Как звучит? В таких условиях даже самая нерасторопная и ленивая секретная служба моментально начнет расследование. Потому что за подобными «челобитными» может скрываться что угодно - покушение, попытка переворота…
Иван так и поступил. К самим пищальникам никаких репрессий не применялось. Зато «ближний дьяк» Василии Захаров-Гнильев немедленно произвел на Москве расследование - и быстро установил, что пищальников подучили с неизвестным целями бояре Иван Кубенский, Федор и Василий Воронцовы, Иван Федоров.
Часто можно встретить утверждение, что дело это - липовое и всех причастных к нему оклеветали самым беззастенчивым образом, ну а царь, уже в юные годы отличавшийся жестокостью, подмахнул приговор, не особенно и разбираясь.
Против этого свидетельствует странная избирательность последовавших репрессий. Кубенского и обоих Воронцовых казнили, Федорова отправили в ссылку, а пищальникам так ничего вообще и не сделали. Между тем «тиранство» выглядит совершенно иначе: если бы Грозный захотел потешить свою кровавую натуру, он непременно покарал бы всех одинаково. Но этого-то как раз и не произошло! Как сообщают документы того времени, Федоров получил послабление потому, что «против государя» не шел. А другие, выходит, замышляли что-то именно против государя?
Темное дело, в общем. Особенно если учитывать, что в подобной заварушке (если бы не грамотные действия охраны) пулю мог ненароком схлопотать и сам царь - и разбирайся потом, из чьей пищали она прилетела, особенно если учесть, что сегодняшних методов баллистической экспертизы тогда, конечно, и в проекте не было…
В общем, все это очень похоже на заранее обдуманное покушение - по крайней мере и эта версия имеет право на существование.
Между прочим, в этой истории Грозный как раз проявил гуманность, западноевропейскому писаному правосудию решительно не свойственную. На Западе в подобной ситуации вздернули бы всех до единого. В Англии подобные «челобитные» подпадали под статью «великая измена» или «умышление смерти короля». Или, при особо благоприятном исходе дела, «незаконное сборище с целью учинения беспорядков», «сговор двух или более лиц с противозаконными намерениями» - что опять-таки считалось «изменой», преступлением против государственной безопасности…
Кстати, в Англии под ту же самую «великую измену» версталось даже вступление постороннего лица в интимные отношения с королевой, незамужней старшей принцессой, женой старшего королевского сына-наследника.
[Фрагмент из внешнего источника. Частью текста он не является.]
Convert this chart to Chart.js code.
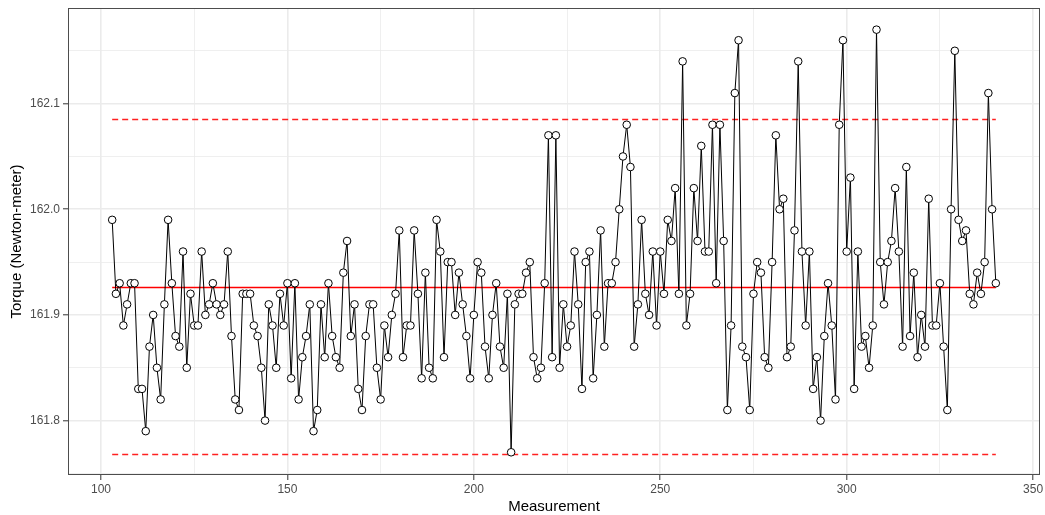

Даже если кто-то из упомянутых дам сам впустил бы любовника, для того дело все равно обернулось бы обвинением в «изнасиловании»…
Во Франции подобное подпадало под формулировку «оскорбление величества» - самое тяжкое преступление по тогдашним законам, а во Франции, кстати, за некоторые особо тяжкие политические преступления ответственность нес не только сам виновник, но и члены его профессиональной корпорации, члены семьи… Во Франции, наконец, в аналогичной ситуации перед судом предстали бы не только оставшиеся в живых пищальники, но и трупы погибших: согласно тамошним законам, наряду с живыми уголовной ответственности подвергались и трупы преступников (а также животные и предметы, явившиеся причиной смерти человека).